La habitación de atrás de Richard y Peg contenía una estupenda cama de matrimonio con dosel del que colgaban unas gruesas cortinas de lino, varias cómodas para la ropa, un armario para los zapatos y las botas, un espejo en una pared para que Peg se pudiera acicalar, una docena de perchas en la misma pared y la cuna con cardanes de William Henry. No había papel de pared de quince chelines la yarda, colgaduras de damasco ni alfombras que cubrieran el antiguo suelo de roble ennegrecido doscientos años atrás, pero era una habitación tan buena como la que se pudiera encontrar en cualquier casa de la misma categoría, es decir, de las clases medias.

Peg se encontraba junto a la cuna, meciéndola con suavidad.

– ¿Cómo está, amor mío?

Ella levantó los ojos, sonriendo apaciblemente.

– Le ha hecho efecto. Tiene fiebre, pero no está ardiendo. El primo James el farmacéutico vino mientras tú dabas un paseo, y me pareció que estaba muy aliviado. Cree que William Henry se recuperará sin desarrollar plenamente la viruela.

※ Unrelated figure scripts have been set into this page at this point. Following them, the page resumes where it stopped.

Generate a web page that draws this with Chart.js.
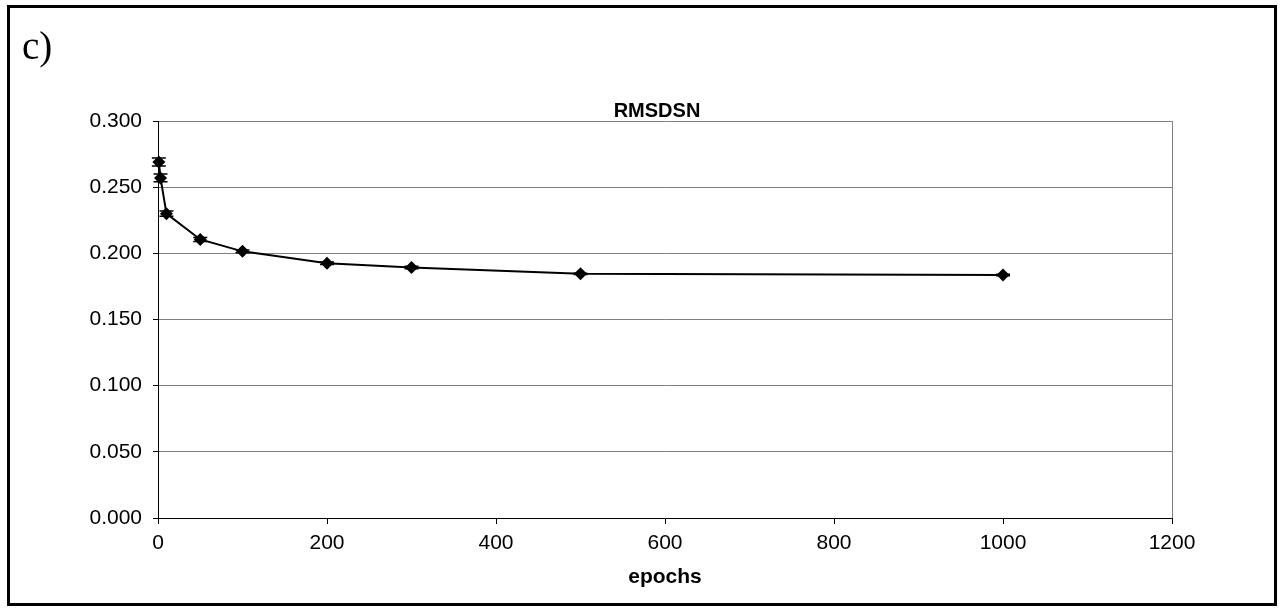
<!DOCTYPE html>
<html>
<head>
<meta charset="utf-8">
<script src="https://cdn.jsdelivr.net/npm/chart.js@4.4.1/dist/chart.umd.min.js"></script>
<style>
  html, body { margin: 0; padding: 0; background: #fff; }
  #wrap { position: relative; width: 1280px; height: 609px; overflow: hidden; }
  #frame { position: absolute; left: 7px; top: 5px; width: 1264px; height: 595px; border: 3px solid #000; pointer-events: none; }
  #lab { position: absolute; left: 22px; top: 23px; font-family: "Liberation Serif", "DejaVu Serif", serif; font-size: 39px; color: #000; }
  canvas { position: absolute; left: 0; top: 0; }
</style>
</head>
<body>
<div id="wrap">
  <canvas id="c" width="1280" height="609"></canvas>
  <div id="frame"></div>
  <div id="lab">c)</div>
</div>
<script>
const chartTitle = "RMSDSN";
const xAxisTitle = "epochs";
const epochs = [1, 3, 10, 50, 100, 200, 300, 500, 1000];
const rmsdsn = [0.269, 0.257, 0.230, 0.2105, 0.2015, 0.1925, 0.1893, 0.1845, 0.1836];
const rmsdsnErr = [0.003, 0.003, 0.002, 0.0015, 0.001, 0.001, 0.001, 0.0005, 0.0005];
const xTickValues = [0, 200, 400, 600, 800, 1000, 1200];
const yTickValues = [0.000, 0.050, 0.100, 0.150, 0.200, 0.250, 0.300];

const FONT = '"Liberation Sans", Arial, sans-serif';

const errorBars = {
  id: 'errorBars',
  afterDatasetsDraw(chart) {
    const ctx = chart.ctx;
    const xs = chart.scales.x, ys = chart.scales.y;
    ctx.save();
    ctx.strokeStyle = '#000';
    ctx.lineWidth = 1.5;
    for (let i = 0; i < epochs.length; i++) {
      const px = xs.getPixelForValue(epochs[i]);
      const top = ys.getPixelForValue(rmsdsn[i] + rmsdsnErr[i]);
      const bot = ys.getPixelForValue(rmsdsn[i] - rmsdsnErr[i]);
      const cap = 7;
      ctx.beginPath();
      ctx.moveTo(px, top); ctx.lineTo(px, bot);
      ctx.moveTo(px - cap, top); ctx.lineTo(px + cap, top);
      ctx.moveTo(px - cap, bot); ctx.lineTo(px + cap, bot);
      ctx.stroke();
    }
    ctx.restore();
  }
};

const topTitle = {
  id: 'topTitle',
  afterDraw(chart) {
    const ctx = chart.ctx;
    const a = chart.chartArea;
    ctx.save();
    ctx.font = 'bold 20px ' + FONT;
    ctx.fillStyle = '#000';
    ctx.textAlign = 'center';
    ctx.textBaseline = 'alphabetic';
    ctx.fillText(chartTitle, (a.left + a.right) / 2 - 8, a.top - 4);
    ctx.restore();
  }
};

new Chart(document.getElementById('c'), {
  type: 'scatter',
  data: {
    datasets: [{
      label: chartTitle,
      data: epochs.map((e, i) => ({ x: e, y: rmsdsn[i] })),
      showLine: true,
      clip: false,
      borderColor: '#000',
      borderWidth: 2,
      backgroundColor: '#000',
      pointStyle: 'rectRot',
      pointRadius: 6.5,
      pointBorderWidth: 0,
      tension: 0
    }]
  },
  options: {
    responsive: false,
    animation: false,
    devicePixelRatio: 1,
    layout: { padding: { top: 121, right: 108, left: 0, bottom: 0 } },
    plugins: {
      legend: { display: false },
      title: { display: false },
      tooltip: { enabled: false }
    },
    scales: {
      x: {
        type: 'linear',
        min: xTickValues[0],
        max: xTickValues[xTickValues.length - 1],
        afterBuildTicks(scale) { scale.ticks = xTickValues.map(v => ({ value: v })); },
        afterFit(scale) { scale.height = 91; },
        ticks: {
          color: '#000',
          font: { family: FONT, size: 21 },
          padding: 7,
          maxRotation: 0,
          callback: v => String(v)
        },
        grid: {
          color: c => (c.tick && c.tick.value === 1200) ? '#808080' : 'rgba(0,0,0,0)',
          lineWidth: 1,
          tickColor: '#000',
          tickLength: 6
        },
        border: { color: '#000', width: 1 },
        title: {
          display: true,
          text: xAxisTitle,
          color: '#000',
          font: { family: FONT, size: 21, weight: 'bold' },
          padding: { top: 0, bottom: 19 }
        }
      },
      y: {
        min: yTickValues[0],
        max: yTickValues[yTickValues.length - 1],
        afterBuildTicks(scale) { scale.ticks = yTickValues.map(v => ({ value: v })); },
        afterFit(scale) { scale.width = 158; },
        ticks: {
          color: '#000',
          font: { family: FONT, size: 21 },
          padding: 11,
          callback: v => Number(v).toFixed(3)
        },
        grid: {
          color: '#808080',
          lineWidth: 1,
          tickColor: '#000',
          tickLength: 5
        },
        border: { color: '#000', width: 1 }
      }
    }
  },
  plugins: [errorBars, topTitle]
});
</script>
</body>
</html>
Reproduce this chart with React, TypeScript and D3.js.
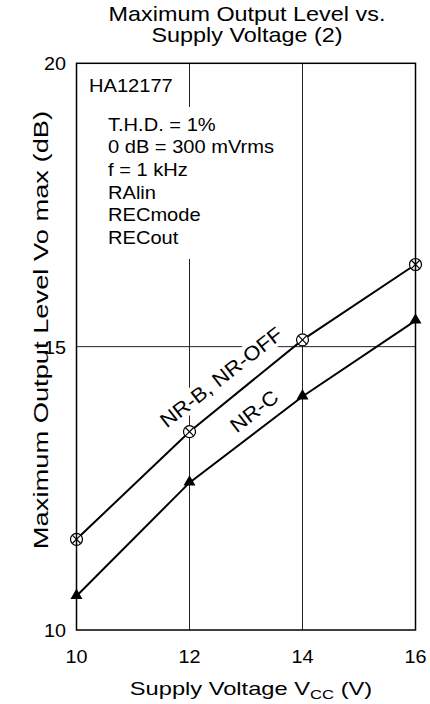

Debido a las molestias que le causaba la parte superior del brazo izquierdo, pensó Richard, William Henry dormía sobre el lado derecho, con la dolorida extremidad cómodamente apoyada sobre su pecho. En el lugar en el que la aguja había traspasado la carne se estaba desarrollando una enrojecida roncha de gran tamaño; casi rozándola con la palma de la mano, Richard percibió el calor que emitía.

– ¡Todavía es muy pronto! -exclamó Richard.

– El primo James dice que casi siempre lo es después de la inoculación.

Con las rodillas temblándole de puro alivio al saber que su hijo había sobrevivido a la prueba, Richard se acercó a una de las perchas de la pared y descolgó su recio delantal de lona.

– Tengo que ayudar a padre. ¡Gracias a Dios, gracias a Dios!

Aún seguía dando gracias a Dios cuando bajó brincando por la escalera sin recordar que, hasta que no vio aparecer la pústula de William Henry, no se había acordado para nada de Dios.

En lugares como el Cooper's Arms, la apacible atmósfera de las largas noches estivales llevaba aparejada unos considerables beneficios. La clientela habitual de la taberna estaba integrada por personas respetables que se ganaban la vida por encima del nivel de la simple subsistencia, por regla general, comerciantes y artesanos, acompañados por sus mujeres e hijos. Por una suma entre tres y cuatro peniques por cabeza, podían disfrutar de un abundante plato de sabrosa comida y una gran jarra de cerveza suave, y, para los que preferían cerveza más fuerte, ron o leche de Bristol (un jerez muy apreciado por las mujeres), otros seis peniques bastaban para que se dejaran caer sobre la cama y se quedaran dormidos nada más llegar a casa, a salvo de los salteadores de caminos y las patrullas de reclutamiento, pues el prolongado crepúsculo mantenía a raya la oscuridad.